SMART BATTERY

Li-Ion batteries are deployed at exponential rate, as the first thresholds of competitive energy cost and acceptable safety and performance have been recently achieved. Due to the reduced and unpredictable life-time and large effort needed for recycling or remanufacturing for second life, the total CO2 footprint is still much higher than expected by the displacement of the fossil fuel burning.

Psychologically, there is still a general feeling that battery systems today are not reliable and robust enough to match conventional energy sources and more research is necessary to achieve this ultimate goal and it is my vision that within one decade, the battery systems in energy/transport applications will become “Smart Battery” with controlled lifetime and reduced CO2 footprint.
This disruptive project will first revolutionize the hardware structure of battery systems by adding cell-level switching capability, software reconfiguration and wireless data communication and secondly by using the finally mature Machine Learning (ML) technology, ground-braking functionality will be developed including life-time control and chemistry/aging independent performance for second life time reconfiguration.
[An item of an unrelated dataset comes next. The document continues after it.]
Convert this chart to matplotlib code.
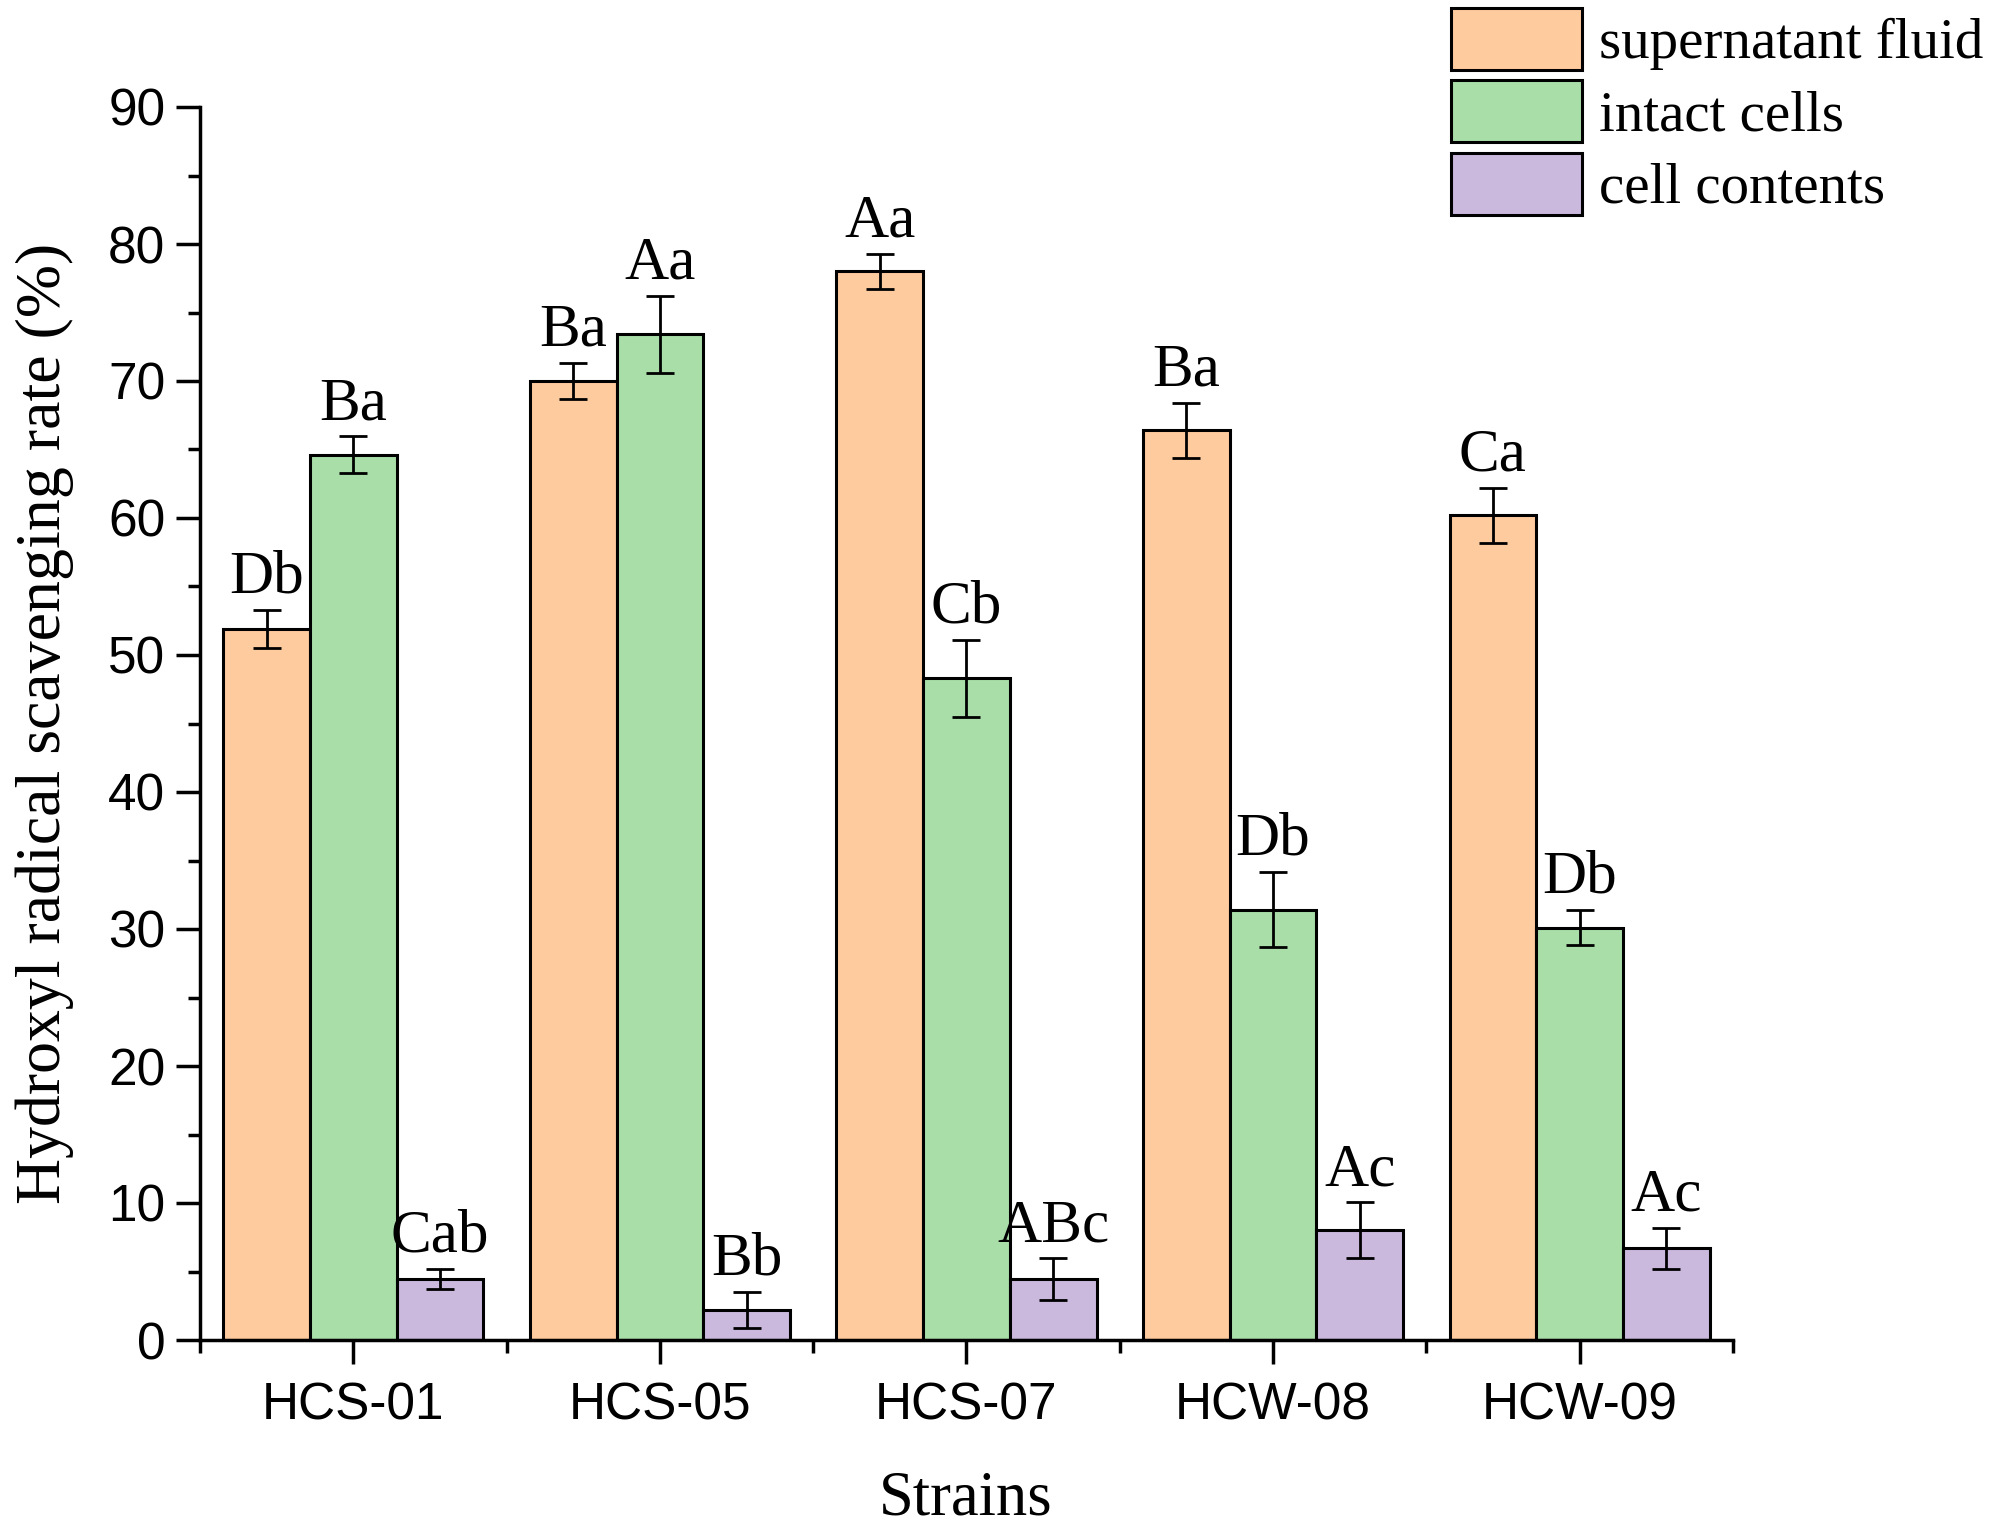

The critical challenge here is not adding “brains” to each cell for monitoring and state estimation , but the cell switching capability, a device that will be able to optimize the charging/discharging current profiles, isolate a faulted cell and make the charger/load converters redundant. In other words, will transform the battery cells in building-blocks, that will significantly ease the design effort in applications raging from kW to GW. We have seen this kind of revolution in power electronics by the development of power modules which made the power converter to be virtually present in all energy applications today.